WHAT YOU WILL DO: Your task is to repeat the lines below exactly, excluding any pictures they contain.

-=-=-

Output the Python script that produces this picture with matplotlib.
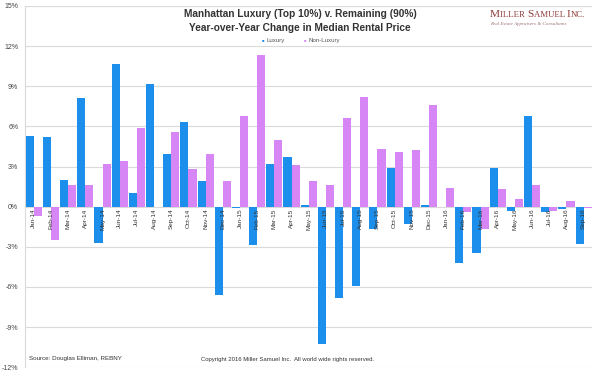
import matplotlib.pyplot as plt
import numpy as np

plt.rcParams['font.family'] = ['Liberation Sans', 'DejaVu Sans']

months = ['Jan-14', 'Feb-14', 'Mar-14', 'Apr-14', 'May-14', 'Jun-14', 'Jul-14', 'Aug-14',
          'Sep-14', 'Oct-14', 'Nov-14', 'Dec-14', 'Jan-15', 'Feb-15', 'Mar-15', 'Apr-15',
          'May-15', 'Jun-15', 'Jul-15', 'Aug-15', 'Sep-15', 'Oct-15', 'Nov-15', 'Dec-15',
          'Jan-16', 'Feb-16', 'Mar-16', 'Apr-16', 'May-16', 'Jun-16', 'Jul-16', 'Aug-16', 'Sep-16']

luxury = [5.3, 5.2, 2.0, 8.1, -2.7, 10.7, 1.0, 9.2,
          3.9, 6.3, 1.9, -6.6, -0.1, -2.9, 3.2, 3.7,
          0.1, -10.3, -6.8, -5.9, -1.7, 2.9, -1.3, 0.1,
          0.0, -4.2, -3.5, 2.9, -0.3, 6.8, -0.4, -0.2, -2.8]

non_luxury = [-0.7, -2.5, 1.6, 1.6, 3.2, 3.4, 5.9, 0.0,
              5.6, 2.8, 3.9, 1.9, 6.8, 11.3, 5.0, 3.1,
              1.9, 1.6, 6.6, 8.2, 4.3, 4.1, 4.2, 7.6,
              1.4, -0.4, -1.7, 1.3, 0.6, 1.6, -0.3, 0.4, -0.1]

yticks = [-12, -9, -6, -3, 0, 3, 6, 9, 12, 15]

blue = '#1C8FEC'
pink = '#D686F5'
grid_c = '#DADADA'
logo_c = '#8E3B3B'

fig = plt.figure(figsize=(6, 3.75), dpi=100)
ax = fig.add_axes([0.042, 0.021, 0.945, 0.963])

x = np.arange(len(months))
w = 0.47
ax.bar(x - w / 2, luxury, width=w, color=blue, label='Luxury', zorder=3)
ax.bar(x + w / 2, non_luxury, width=w, color=pink, label='Non-Luxury', zorder=3)

ax.set_xlim(-0.5, len(months) - 0.5)
ax.set_ylim(-12, 15)
ax.set_yticks(yticks)
ax.set_yticklabels([f'{t}%' for t in yticks], fontsize=5, color='#444444')
ax.tick_params(axis='y', length=0, pad=5)
ax.set_xticks([])
for t in yticks:
    ax.axhline(t, color=grid_c, lw=0.8, zorder=1)

for s in ['top', 'right', 'bottom']:
    ax.spines[s].set_visible(False)
ax.spines['left'].set_color(grid_c)
ax.spines['left'].set_linewidth(0.8)

# etiquetas de meses pegadas al cero
for i, m in enumerate(months):
    ax.text(i, -0.15, m, rotation=90, ha='center', va='top', fontsize=4.6,
            color='#333333', zorder=4)

# titulo y leyenda
fig.text(0.50, 0.962, 'Manhattan Luxury (Top 10%) v. Remaining (90%)', ha='center', va='center',
         fontsize=7.3, fontweight='bold', color='#333333')
fig.text(0.50, 0.926, 'Year-over-Year Change in Median Rental Price', ha='center', va='center',
         fontsize=7.3, fontweight='bold', color='#333333')
fig.text(0.438, 0.893, '■', ha='center', va='center', fontsize=3, color=blue)
fig.text(0.444, 0.893, 'Luxury', ha='left', va='center', fontsize=4.4, color='#555555')
fig.text(0.508, 0.893, '■', ha='center', va='center', fontsize=3, color=pink)
fig.text(0.514, 0.893, 'Non-Luxury', ha='left', va='center', fontsize=4.4, color='#555555')

# logo en versalitas: se va midiendo cada trozo para colocar el siguiente
renderer = fig.canvas.get_renderer()
xpos = 0.817
pieces = [('M', 8.2), ('ILLER ', 6.3), ('S', 8.2), ('AMUEL ', 6.3), ('I', 8.2), ('NC.', 6.3)]
for txt, size in pieces:
    t = fig.text(xpos, 0.955, txt, ha='left', va='baseline', fontsize=size, color=logo_c,
                 family='Liberation Serif')
    bb = t.get_window_extent(renderer=renderer)
    xpos += bb.width / fig.bbox.width
fig.text(0.817, 0.935, 'Real Estate Appraisers & Consultants', ha='left', va='center',
         fontsize=3.6, color='#9A7070', family='Liberation Serif', style='italic')

# pie de grafico
fig.text(0.048, 0.043, 'Source: Douglas Elliman, REBNY', ha='left', va='center',
         fontsize=4.5, color='#333333')
fig.text(0.335, 0.040, 'Copyright 2016 Miller Samuel Inc.  All world wide rights reserved.',
         ha='left', va='center', fontsize=4.3, color='#333333')

fig.savefig('out.png', dpi=100, facecolor='white')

-=-=-

WRITTEN RESPONSE:
Output the Python script that produces this picture with matplotlib.
import matplotlib.pyplot as plt
import numpy as np

plt.rcParams['font.family'] = ['Liberation Sans', 'DejaVu Sans']

months = ['Jan-14', 'Feb-14', 'Mar-14', 'Apr-14', 'May-14', 'Jun-14', 'Jul-14', 'Aug-14',
          'Sep-14', 'Oct-14', 'Nov-14', 'Dec-14', 'Jan-15', 'Feb-15', 'Mar-15', 'Apr-15',
          'May-15', 'Jun-15', 'Jul-15', 'Aug-15', 'Sep-15', 'Oct-15', 'Nov-15', 'Dec-15',
          'Jan-16', 'Feb-16', 'Mar-16', 'Apr-16', 'May-16', 'Jun-16', 'Jul-16', 'Aug-16', 'Sep-16']

luxury = [5.3, 5.2, 2.0, 8.1, -2.7, 10.7, 1.0, 9.2,
          3.9, 6.3, 1.9, -6.6, -0.1, -2.9, 3.2, 3.7,
          0.1, -10.3, -6.8, -5.9, -1.7, 2.9, -1.3, 0.1,
          0.0, -4.2, -3.5, 2.9, -0.3, 6.8, -0.4, -0.2, -2.8]

non_luxury = [-0.7, -2.5, 1.6, 1.6, 3.2, 3.4, 5.9, 0.0,
              5.6, 2.8, 3.9, 1.9, 6.8, 11.3, 5.0, 3.1,
              1.9, 1.6, 6.6, 8.2, 4.3, 4.1, 4.2, 7.6,
              1.4, -0.4, -1.7, 1.3, 0.6, 1.6, -0.3, 0.4, -0.1]

yticks = [-12, -9, -6, -3, 0, 3, 6, 9, 12, 15]

blue = '#1C8FEC'
pink = '#D686F5'
grid_c = '#DADADA'
logo_c = '#8E3B3B'

fig = plt.figure(figsize=(6, 3.75), dpi=100)
ax = fig.add_axes([0.042, 0.021, 0.945, 0.963])

x = np.arange(len(months))
w = 0.47
ax.bar(x - w / 2, luxury, width=w, color=blue, label='Luxury', zorder=3)
ax.bar(x + w / 2, non_luxury, width=w, color=pink, label='Non-Luxury', zorder=3)

ax.set_xlim(-0.5, len(months) - 0.5)
ax.set_ylim(-12, 15)
ax.set_yticks(yticks)
ax.set_yticklabels([f'{t}%' for t in yticks], fontsize=5, color='#444444')
ax.tick_params(axis='y', length=0, pad=5)
ax.set_xticks([])
for t in yticks:
    ax.axhline(t, color=grid_c, lw=0.8, zorder=1)

for s in ['top', 'right', 'bottom']:
    ax.spines[s].set_visible(False)
ax.spines['left'].set_color(grid_c)
ax.spines['left'].set_linewidth(0.8)

# etiquetas de meses pegadas al cero
for i, m in enumerate(months):
    ax.text(i, -0.15, m, rotation=90, ha='center', va='top', fontsize=4.6,
            color='#333333', zorder=4)

# titulo y leyenda
fig.text(0.50, 0.962, 'Manhattan Luxury (Top 10%) v. Remaining (90%)', ha='center', va='center',
         fontsize=7.3, fontweight='bold', color='#333333')
fig.text(0.50, 0.926, 'Year-over-Year Change in Median Rental Price', ha='center', va='center',
         fontsize=7.3, fontweight='bold', color='#333333')
fig.text(0.438, 0.893, '■', ha='center', va='center', fontsize=3, color=blue)
fig.text(0.444, 0.893, 'Luxury', ha='left', va='center', fontsize=4.4, color='#555555')
fig.text(0.508, 0.893, '■', ha='center', va='center', fontsize=3, color=pink)
fig.text(0.514, 0.893, 'Non-Luxury', ha='left', va='center', fontsize=4.4, color='#555555')

# logo en versalitas: se va midiendo cada trozo para colocar el siguiente
renderer = fig.canvas.get_renderer()
xpos = 0.817
pieces = [('M', 8.2), ('ILLER ', 6.3), ('S', 8.2), ('AMUEL ', 6.3), ('I', 8.2), ('NC.', 6.3)]
for txt, size in pieces:
    t = fig.text(xpos, 0.955, txt, ha='left', va='baseline', fontsize=size, color=logo_c,
                 family='Liberation Serif')
    bb = t.get_window_extent(renderer=renderer)
    xpos += bb.width / fig.bbox.width
fig.text(0.817, 0.935, 'Real Estate Appraisers & Consultants', ha='left', va='center',
         fontsize=3.6, color='#9A7070', family='Liberation Serif', style='italic')

# pie de grafico
fig.text(0.048, 0.043, 'Source: Douglas Elliman, REBNY', ha='left', va='center',
         fontsize=4.5, color='#333333')
fig.text(0.335, 0.040, 'Copyright 2016 Miller Samuel Inc.  All world wide rights reserved.',
         ha='left', va='center', fontsize=4.3, color='#333333')

fig.savefig('out.png', dpi=100, facecolor='white')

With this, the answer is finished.